Of the other characters, honourable mentions to Charlie the street urchin and Kingston the valet, who really should have a show of their own, since Charlie had all the best lines, and drove the plot in interesting ways, too. The plot flowed a lot better in this book than the first. Partly that’s the setting – a country house party has far more creative scope than the season (loved the regatta!). Partly, though, it’s that there was no need for the sort of oh-my-goodness-look-what-just-happened-out-of-the-blue shenanigans that were necessary in book 1. This time the final crisis arose with an air of character-driven inevitability about it (I knew the instant someone yelled ‘Fire!’ what had happened), and beautifully gave the hero his moment to shine. A very well-written finale.
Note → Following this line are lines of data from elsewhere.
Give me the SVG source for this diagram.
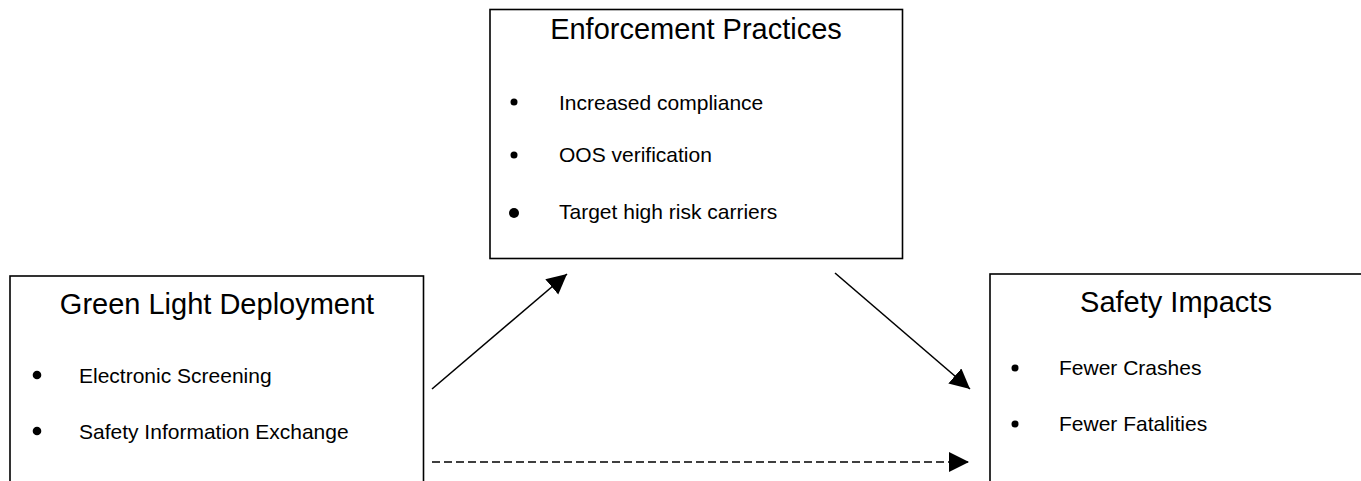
<svg xmlns="http://www.w3.org/2000/svg" width="1361" height="481" viewBox="0 0 1361 481">
<style>
.box{fill:#fff;stroke:#000;stroke-width:1.6}
.title{font-family:"Liberation Sans",Arial,sans-serif;font-size:29px;fill:#000;text-anchor:middle}
.item{font-family:"Liberation Sans",Arial,sans-serif;font-size:21px;fill:#000}
.dot{fill:#000}
.conn{stroke:#000;stroke-width:1.6;fill:none}
.dash{stroke-dasharray:8 4}
</style>
<defs>
<marker id="ah" markerUnits="userSpaceOnUse" markerWidth="22" markerHeight="22" refX="20" refY="10" orient="auto" viewBox="0 0 22 22">
<path d="M0,0 L20,10 L0,20 Z" fill="#000"/>
</marker>
</defs>
<g id="green-light">
<rect class="box" x="10" y="276" width="413.5" height="220"/>
<text class="title" x="217" y="314">Green Light Deployment</text>
<circle class="dot" cx="37" cy="375" r="4.3"/>
<text class="item" x="79" y="383">Electronic Screening</text>
<circle class="dot" cx="37" cy="431" r="4.3"/>
<text class="item" x="79" y="439">Safety Information Exchange</text>
</g>
<g id="enforcement">
<rect class="box" x="490" y="9.5" width="412.5" height="249"/>
<text class="title" x="696" y="39">Enforcement Practices</text>
<circle class="dot" cx="514" cy="102" r="3.5"/>
<text class="item" x="559" y="110">Increased compliance</text>
<circle class="dot" cx="514" cy="155" r="3.5"/>
<text class="item" x="559" y="162">OOS verification</text>
<circle class="dot" cx="514" cy="213" r="5"/>
<text class="item" x="559" y="219">Target high risk carriers</text>
</g>
<g id="safety">
<rect class="box" x="990" y="274" width="376" height="220"/>
<text class="title" x="1176" y="312">Safety Impacts</text>
<circle class="dot" cx="1015" cy="368" r="3.5"/>
<text class="item" x="1059" y="375">Fewer Crashes</text>
<circle class="dot" cx="1015" cy="424" r="3.5"/>
<text class="item" x="1059" y="431">Fewer Fatalities</text>
</g>
<g id="connectors">
<line class="conn" x1="432" y1="389" x2="567" y2="274" marker-end="url(#ah)"/>
<line class="conn" x1="835" y1="273" x2="970" y2="389" marker-end="url(#ah)"/>
<line class="conn dash" x1="432" y1="462" x2="969" y2="462" marker-end="url(#ah)"/>
</g>
</svg>
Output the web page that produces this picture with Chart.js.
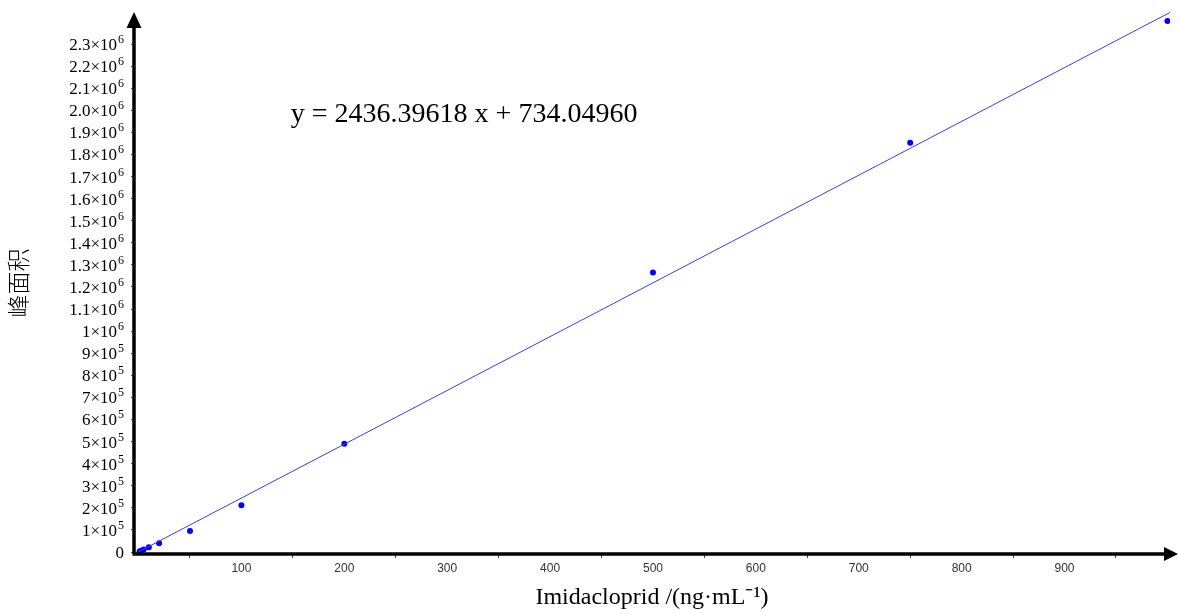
<!DOCTYPE html>
<html>
<head>
<meta charset="utf-8">
<script src="https://cdn.jsdelivr.net/npm/chart.js@4"></script>
<style>
  html, body { margin: 0; padding: 0; background: #fff; }
  #wrap { width: 1178px; height: 613px; }
</style>
</head>
<body>
<div id="wrap"><canvas id="calChart"></canvas></div>
<script>
// 标准曲线数据 (浓度 ng/mL, 峰面积)
const concentrations = [1, 2, 5, 10, 20, 50, 100, 200, 500, 750, 1000];
const peakAreas = [2500, 5000, 11000, 21000, 40000, 95000, 212000, 490000, 1266000, 1853000, 2404000];

// 回归线两端
const fitLineX = [0, 1002.5];
const fitLineY = [734, 2443000];

// 刻度 (^ 后面是上标)
const yTickValues = [0, 100000, 200000, 300000, 400000, 500000, 600000, 700000, 800000, 900000,
  1000000, 1100000, 1200000, 1300000, 1400000, 1500000, 1600000, 1700000, 1800000, 1900000,
  2000000, 2100000, 2200000, 2300000];
const yTickLabels = ['0', '1×10^5', '2×10^5', '3×10^5', '4×10^5', '5×10^5', '6×10^5', '7×10^5', '8×10^5', '9×10^5',
  '1×10^6', '1.1×10^6', '1.2×10^6', '1.3×10^6', '1.4×10^6', '1.5×10^6', '1.6×10^6', '1.7×10^6', '1.8×10^6', '1.9×10^6',
  '2.0×10^6', '2.1×10^6', '2.2×10^6', '2.3×10^6'];
const xTickValues = [50, 100, 150, 200, 250, 300, 350, 400, 450, 500, 550, 600, 650, 700, 750, 800, 850, 900, 950];
const xTickLabels = ['', '100', '', '200', '', '300', '', '400', '', '500', '', '600', '', '700', '', '800', '', '900', ''];

const equationText = 'y = 2436.39618 x + 734.04960';
const equationPos = [148, 1980000];

const SERIF = '"Liberation Serif", "Times New Roman", serif';

// 坐标轴箭头 + y 轴上标刻度 + 方程文字
const axisArrows = {
  id: 'axisArrows',
  afterDraw(chart) {
    const { ctx, chartArea: { left, right, top, bottom } } = chart;
    const xs = chart.scales.x, ys = chart.scales.y;
    ctx.save();
    ctx.strokeStyle = '#000';
    ctx.fillStyle = '#000';
    ctx.lineWidth = 3.5;
    ctx.beginPath();
    ctx.moveTo(left, bottom);
    ctx.lineTo(left, top + 10);
    ctx.moveTo(left - 1.5, bottom);
    ctx.lineTo(right, bottom);
    ctx.stroke();
    // 上箭头
    ctx.beginPath();
    ctx.moveTo(left, top);
    ctx.lineTo(left - 7.5, top + 16);
    ctx.lineTo(left + 7.5, top + 16);
    ctx.closePath();
    ctx.fill();
    // 右箭头
    ctx.beginPath();
    ctx.moveTo(right + 8, bottom);
    ctx.lineTo(right - 6, bottom - 7);
    ctx.lineTo(right - 6, bottom + 7);
    ctx.closePath();
    ctx.fill();

    // y 轴刻度文字 (带上标)
    ctx.textBaseline = 'alphabetic';
    ctx.textAlign = 'left';
    const xRight = left - 10;
    ys.ticks.forEach(t => {
      const label = yTickLabels[yTickValues.indexOf(t.value)];
      if (label === undefined) return;
      const parts = label.split('^');
      const py = ys.getPixelForValue(t.value) + 6;
      ctx.font = '17px ' + SERIF;
      const wBase = ctx.measureText(parts[0]).width;
      let wSup = 0;
      if (parts[1]) {
        ctx.font = '12px ' + SERIF;
        wSup = ctx.measureText(parts[1]).width + 1;
      }
      const x0 = xRight - wBase - wSup;
      ctx.font = '17px ' + SERIF;
      ctx.fillText(parts[0], x0, py);
      if (parts[1]) {
        ctx.font = '12px ' + SERIF;
        ctx.fillText(parts[1], x0 + wBase + 1, py - 7);
      }
    });

    ctx.font = '28px ' + SERIF;
    ctx.textBaseline = 'middle';
    ctx.textAlign = 'left';
    ctx.fillText(equationText, xs.getPixelForValue(equationPos[0]), ys.getPixelForValue(equationPos[1]));
    ctx.restore();
  }
};

const ctx = document.getElementById('calChart').getContext('2d');
new Chart(ctx, {
  type: 'scatter',
  data: {
    datasets: [
      {
        label: '拟合线',
        type: 'line',
        data: fitLineX.map((x, i) => ({ x: x, y: fitLineY[i] })),
        borderColor: '#3a3aff',
        borderWidth: 1,
        pointRadius: 0,
        fill: false
      },
      {
        label: '峰面积',
        data: concentrations.map((x, i) => ({ x: x, y: peakAreas[i] })),
        backgroundColor: '#0000ff',
        borderColor: '#0000ff',
        pointRadius: 3,
        pointBorderWidth: 0
      }
    ]
  },
  plugins: [axisArrows],
  options: {
    responsive: true,
    maintainAspectRatio: false,
    animation: false,
    layout: { padding: { top: 12, right: 8, left: 0, bottom: 0 } },
    plugins: {
      legend: { display: false },
      tooltip: { enabled: false }
    },
    scales: {
      x: {
        type: 'linear',
        min: -4.4,
        max: 1002.5,
        afterFit: s => { s.height = 59; },
        afterBuildTicks: s => { s.ticks = xTickValues.map(v => ({ value: v })); },
        border: { display: false },
        grid: {
          drawOnChartArea: false,
          drawTicks: true,
          tickLength: 4,
          color: c => (c.tick && c.tick.value % 100 === 0) ? 'rgba(0,0,0,0)' : '#444'
        },
        ticks: {
          autoSkip: false,
          maxRotation: 0,
          padding: 3,
          color: '#333',
          font: { family: '"Liberation Sans", Arial, sans-serif', size: 12 },
          callback: v => xTickLabels[xTickValues.indexOf(v)]
        },
        title: {
          display: true,
          text: 'Imidacloprid /(ng·mL⁻¹)',
          color: '#000',
          font: { family: SERIF, size: 24 },
          padding: { top: 0, bottom: 1 }
        }
      },
      y: {
        min: -9000,
        max: 2445000,
        afterFit: s => { s.width = 134; },
        afterBuildTicks: s => { s.ticks = yTickValues.map(v => ({ value: v })); },
        border: { display: false },
        grid: {
          drawOnChartArea: false,
          drawTicks: true,
          tickLength: 3,
          color: '#555'
        },
        ticks: {
          autoSkip: false,
          padding: 7,
          color: 'rgba(0,0,0,0)',
          font: { family: SERIF, size: 2 },
          callback: v => yTickLabels[yTickValues.indexOf(v)]
        },
        title: {
          display: true,
          text: '峰面积',
          color: '#000',
          font: { family: '"Noto Sans CJK SC", sans-serif', size: 23, weight: 300 },
          padding: { top: 4, bottom: 0 }
        }
      }
    }
  }
});
</script>
</body>
</html>
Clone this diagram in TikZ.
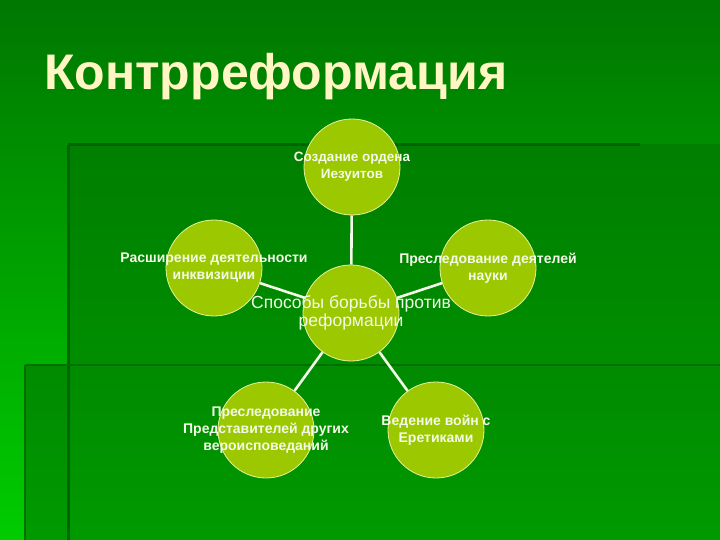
\documentclass[tikz,border=0pt]{standalone}
\usepackage{fontspec}
\setmainfont{Liberation Sans}
\usetikzlibrary{backgrounds}

\definecolor{topgreen}{HTML}{007700}
\definecolor{lowgreen}{HTML}{00CC00}
\definecolor{panelgreen}{HTML}{007F00}
\definecolor{panellow}{HTML}{009A00}
\definecolor{edgegreen}{HTML}{006400}
\definecolor{bubblefill}{HTML}{9CC800}
\definecolor{bubbleedge}{HTML}{E6F2A0}
\definecolor{titlecream}{HTML}{FFF6C4}
\definecolor{textwhite}{HTML}{F4FAE8}

\begin{document}
\begin{tikzpicture}[x=1pt,y=-1pt,
        bubble/.style={circle, fill=bubblefill, draw=bubbleedge, line width=0.8pt, minimum size=96pt, inner sep=0pt},
        txt/.style={text=textwhite, align=center, font=\bfseries\fontsize{14}{17}\selectfont},
        link/.style={draw=textwhite, line width=2.6pt}]

        \useasboundingbox (0,0) rectangle (720,540);

        % title
        \node[anchor=base west, inner sep=0pt, text=titlecream, font=\bfseries\fontsize{50}{58}\selectfont] (title) at (44,90) {Контрреформация};

        % circles
        \node[bubble, label={[txt, font=\bfseries\fontsize{13.5}{17}\selectfont]center:Создание ордена\\Иезуитов}] (order) at (352,167) {};
        \node[bubble, label={[txt]center:Расширение деятельности\\инквизиции}] (inquis) at (214,268) {};
        \node[bubble, label={[txt]center:Преследование деятелей\\науки}] (science) at (488,268) {};
        \node[bubble, label={[txt, font=\fontsize{17.5}{18}\selectfont]center:Способы борьбы против\\реформации}] (ways) at (351,313) {};
        \node[bubble, label={[txt]center:Преследование\\Представителей других\\вероисповеданий}] (faiths) at (266,430) {};
        \node[bubble, label={[txt]center:Ведение войн с\\Еретиками}] (wars) at (436,430) {};

        \begin{scope}[on background layer]
                % background
                \fill[top color=topgreen, bottom color=lowgreen] (0,0) rectangle (720,540);
                \fill[top color=panelgreen, bottom color=panellow] (68,145) rectangle (720,540);
                \fill[top color=panellow!90!black, bottom color=panellow] (25,365) rectangle (720,540);

                % panel edges
                \draw[edgegreen, line width=3pt] (68,145) -- (640,145);
                \draw[edgegreen, line width=3pt] (68,145) -- (68,540);
                \draw[edgegreen!80!panellow, line width=2.5pt] (25,365) -- (720,365);
                \draw[edgegreen!80!panellow, line width=2.5pt] (25,365) -- (25,540);

                % links
                \draw[link] (ways) -- (order);
                \draw[link] (ways) -- (inquis);
                \draw[link] (ways) -- (science);
                \draw[link] (ways) -- (faiths);
                \draw[link] (ways) -- (wars);
        \end{scope}
\end{tikzpicture}
\end{document}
Fewer Americanisms for me to grumble about this time. The baron called Sir John tripped me up (a baronet, surely?). Pence are plural – one penny, two or more pence. A duke and duchess are never Lord or Lady anything, it’s always Duke or Duchess, or their graces, or full titles. One other oddity: the author repeatedly used the construct ‘The lord did so-and-so’, which probably isn’t wrong (you’d say the duke did or the marquess did, so why not the lord did?), but somehow it just sounded odd to my ears.
An excellent read, overall, both well written and funny, with some great characters. If book 1 just scraped five stars, this one earns it in spades and then some. Highly recommended. I’ll probably go on to read the rest of the series – I’m particularly interested to find out more about Lord Dalton.